Harrah's owns Caesars Palace, Flamingo, Bally's, Paris and the Rio, all on the Las Vegas Strip. In January, it delayed the completion and opening of its 660-room addition to Caesars Palace indefinitely. Earlier this week, it suspended matching contributions to employee retirement programs.

The move has caused market speculation that the company may be following in the footsteps of Station Casinos which, like Harrah's, is loaded down with billions of dollars of debt after being taken private. Station Casinos proposed a pre-packaged bankruptcy earlier this month after drawing down its credit line.

Station Casinos, an owner of 18 casinos including Red Rock and the new Aliante Station, has offered to pay investors 10- to 50 cents on the dollar in secured notes and cash in exchange for some $2.3 billion of existing bonds. Affiliates of the Fertitta family and Colony Capital have agreed to put up as much as $244 million in new capital to maintain their current interests in the company, according to Station Casinos.

Harrah's was acquired in January by private equity firms TPG and Apollo Management. The company is weighted down with $23.9 billion in debt, much of it attributable to the privatization. TPG and Apollo, each of which put up $1.3 billion in the buyout, have since written down their stakes by approximately 20%. Other investors include Blackstone Group, which put up $275 million.

The 660-room Octavius Tower addition to Caesars Palace is part of a larger $1-billion expansion of the resort, the other aspects of which are proceeding as planned toward a mid-summer 2009 opening. Harrah's spokesperson Gary Thompson told GlobeSt.com in January that the 23-story tower will be skinned but not fit out but that the ground level that connects to the rest of the resort will open mid-summer along with an additional 110,000 square feet of meeting and convention space, an expanded pool and garden area and three additional luxury villas. The estimated total capital expenditures for the project, excluding the costs to complete the deferred hotel rooms, are now estimated at approximately $681 million.

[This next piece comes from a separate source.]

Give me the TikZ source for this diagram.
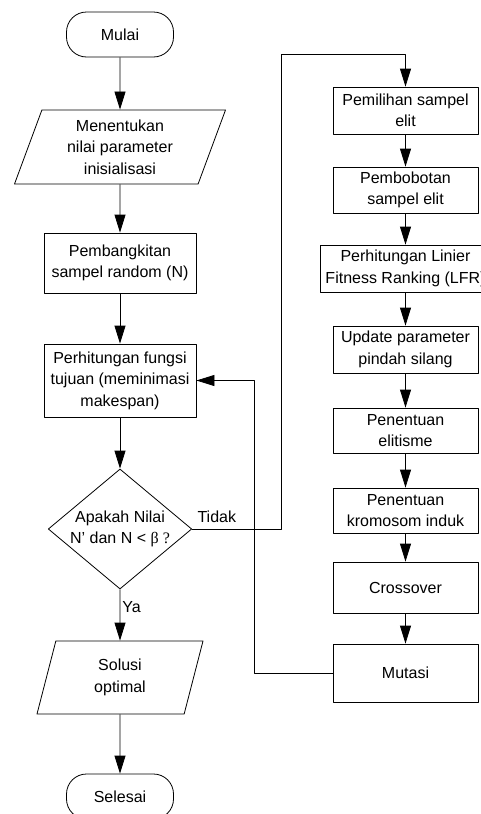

Las Vegas Convention and Visitor Authority issued its report on December last week. The result was a 1,000-point decline in hotel occupancy to 76.7% in December 2008 from 87.4% in December 2007. The LVCVA also reported a 14.2% decline in the average daily room rate to $96.39 from $112.36 in December 2007 and an 11% decline in visitor volume to 2.7 million from 3 million in December 2007.

The number of hotel rooms in the market jumped by 5.7% during the year, to 140,529 from 132,947. More than 13,000 hotel rooms are still slated to come online in Las Vegas in 2009, including more than 6,000 hotels rooms at Citycenter [even without the 400-room Harmon Hotel, which was recently delayed] and an additional 3,890 rooms at Fontainebleau Las Vegas.

A late October report by the Las Vegas Convention and Visitors Authority pegged the number at nearly 14,000 but that was before the Caesars Palace announcement. Already removed from the list was the 3,000-room Cosmopolitan resort rising between Citycenter and Bellagio, which is now owned by the lender and scheduled for completion in 2010.